News
Not Once, But Twice In A Lifetime
Aside from Tiger, no golfer has ever won four majors in a row. Lorena could be next.
Once-in-a-lifetime players aren't supposed to come along twice in a lifetime, but that seems to be the good fortune with which the LPGA is blessed right now. Barely two years removed from the relentless domination of Annika Sorenstam, the women's game has in Lorena Ochoa the potential to fulfill promises Sorenstam framed but left empty, chief among them the Grand Slam.
And perhaps the most astounding aspect about this development is how quickly the questions posed about Ochoa have changed. Eight months ago there were still whispers as to whether her idiosyncratic swing and sensitive psyche were capable of standing up to the pressure of major championships -- concerns enhanced when she missed the final five fairways in finishing second to Cristie Kerr in last year's U.S. Women's Open.
But Ochoa found something last August at the Ricoh Women's British Open -- a calm, a confidence and a belief in herself that now seems unshakable. Beginning with that triumph -- at, of all appropriate places, the Old Course at St. Andrews -- Ochoa has won 10 of her last 15 starts. Not only are the doubts gone, but now her name fits effortlessly into sentences that include Sorenstam, Kathy Whitworth, Mickey Wright and Nancy Lopez.
Ochoa has played the last six tournaments on the LPGA schedule, winning five of them. The victory Sunday at the Ginn Open was her fourth in a row, tying a record shared by Wright, Sorenstam and Whitworth. After taking this week off, Ochoa will try to make it five wins in five starts at the SemGroup Championship, which would equal the mark shared by Sorenstam and Lopez. And Ochoa is not only winning, but winning in such dominating fashion -- her five victories are by a combined 37 strokes -- that no goal seems unreasonable.

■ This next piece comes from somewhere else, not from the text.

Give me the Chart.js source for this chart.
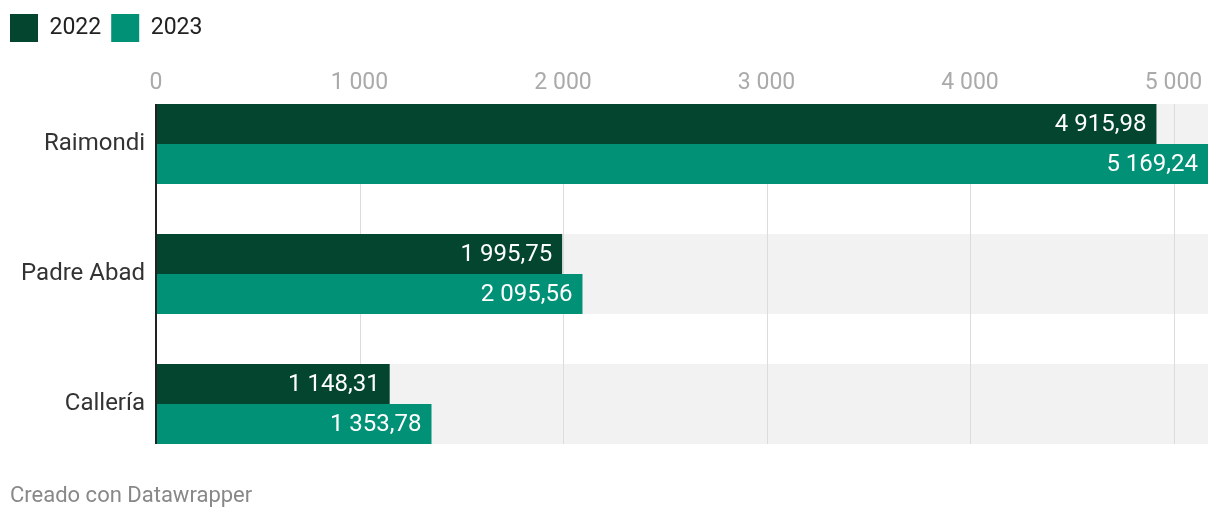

Ochoa is reminiscent of Tiger Woods: a power player who attacks courses and gets on goose-bump runs with the putter.'
With a fistful of victories already this season, Ochoa is halfway to a feat only five LPGA players have achieved -- 10 or more wins in a single season. And the record of 13 Wright set in 1963 and Sorenstam threatened in 2002, when she won 11 times and twice more in Europe, feels far from unbreakable. Ochoa's run is one of those magical stretches onto which great athletes occasionally stumble, and it compares favorably with the best ever in the women's game.
Ochoa has won 19 of her last 51 starts (37 percent). From 2001-05, Sorenstam racked up 43 victories in 104 LPGA tournaments, and Wright won 44 out of 107 from 1961 through 1964 -- a winning percentage of 41 percent for each. Lopez, who shares Ochoa's Mexican roots, didn't sustain her domination as long but won a remarkable 17 times in 45 starts (38 percent) in 1978 and '79.
At age 26, Ochoa is already No. 24 on the career victory list with 22, trailing Se Ri Pak and Donna Caponi by two and only four from moving into the top 20. While it is too early to begin a discussion about Whitworth's career mark of 88 -- especially since Ochoa insists she will retire young to devote more time to her foundation -- there are other "unbreakable" achievements to consider, particularly because of the dominating way Ochoa is playing.
When Sorenstam was dominating, it was in a manner very different than Ochoa. The Swede conquered with consistency, hitting fairway after fairway and green after green. Sorenstam's memorable shots were her bad ones, since they were so few and far between. Ochoa's game is more reminiscent of Tiger Woods. She is a power player (No. 1 in driving distance); she attacks courses (stroke average of 67.87, with 22 of her 23 rounds under par); and she gets on goose-bump runs with the putter (she has played 127 of her 414 holes under par this year -- about 5.5 subpar holes per 18.).
No golfer has won four professional majors in the same year. The Tiger Slam (the final three of 2000 and the first of 2001) is the only string of four in a row. Ochoa got halfway to the Lorena Slam when she won the Kraft Nabisco Championship earlier this month on top the 2007 Ricoh British Open. Only Woods, Ben Hogan (1953), Pat Bradley (1986), Wright (1961) and Babe Zaharias (1950) have won three professional majors in a season.
When Sorenstam came within two bad swings of winning all four majors in 2003 and won the first two of 2005, she spoke openly about the Grand Slam, saying to make it happen you have to first believe it can happen. Ochoa is less verbal about it, but when asked if it is possible to sweep all four she simply answers, "Yes," nodding her head to emphasize her certainty. Anyone who has seen her play this year would be hard-pressed to find reason for doubt.